Wrong log reasoning?

Question

From this question, we are given a system of equations and a restriction:

Let $a,b,c > 0$ for

$$\begin{cases} \log_a(b^x) & = & 2 \\ \log_b(c^x) & = & 2 \\ \log_c(a^x) & = & 5 \end{cases}$$

$x =\,\,?$

$$\log_a(b^x) = 2 \iff b^x=a^2$$

We now have $$ b^x = a^2 \\ c^x = b^2 \\ a^x = c^5 $$

Adding these up and rearranging, we have

$$a^x + b^x + c^x = a^2 + b^2 + c^5$$

Now $x$ does not seem to have a consistent solution. How is this possible?

A comment suggested this might be due to an over-determined system, but this answer shows that it has the unique solution $x^3 = 20$.

From the original post, we have the following question (which was not answered)

Looks to me like x is equal 2 different numbers at the same time which is strange, what am I doing wrong here?

Answer 1

The problem you're hitting is, as someone in a comment pointed out, you're assuming that: $a^x + b^y + c^z = a^m + b^n + c^o \implies x=m, y=n, z=o$, but this is not true. here's a concrete counterexample:

$$ 1^4 + 2^4 + 4^4 = 1^4 + 2^8 + 4^2$$

Both sides clearly evaluate to 273, use the same constants for $a,b,c$, yet the exponents of each constant are different.

Going back to the original equation in question, it is true that there is some $x$ - specifically $20^{1/3}$ - such that $a^x + b^x + c^x = a^2 + b^2 + c^5$. The error in your logic is that you're trying to partition the sum into 3 parts and say: "$a^x = a^2$, $b^x=b^2$, $c^x = c^5$" when it is not possible to claim that these partitions of the sums are equivalent.

In actuality, there really are three equal partitions in this equation already!
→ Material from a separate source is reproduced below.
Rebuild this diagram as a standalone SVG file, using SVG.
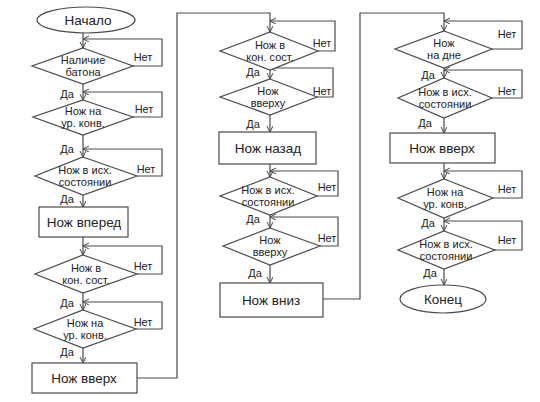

They are in fact the first three equations you provided: $$b^x = a^2$$ $$c^x = b^2$$ $$a^x = c^5$$

Answer 2

You also need $a,b,c\ne1$ or the logarithms wouldn't make sense. Rather than summing up the equations after converting to exponentials, use $$ \log_pq=\frac{\log q}{\log p} $$ where the unadorned $\log$ means any base you prefer. Thus you have $$ \begin{cases} x\log b=2\log a \\[4px] x\log c=2\log b \\[4px] x\log a=5\log c \end{cases} $$ If you multiply the three equations, you get $$ x^3\log b\log c\log a=20\log a\log b\log c $$ and, since none of $a$, $b$ or $c$ is $1$, you can simplify.

The system is indeed underdetermined, because you can't solve it for $a$, $b$ and $c$. Namely, using $A=\log a$, $B=\log c$ and $C=\log c$, you have \begin{cases} 2A-xB=0 \\[4px] 2B-xC=0 \\[4px] xA-5C=0 \end{cases} which easily solves to $$ A=-\frac{x^2}{4}C,\qquad B=\frac{x}{2}{C} $$ and $C$ is a free variable (here $x=\sqrt[3]{20}$ as shown before).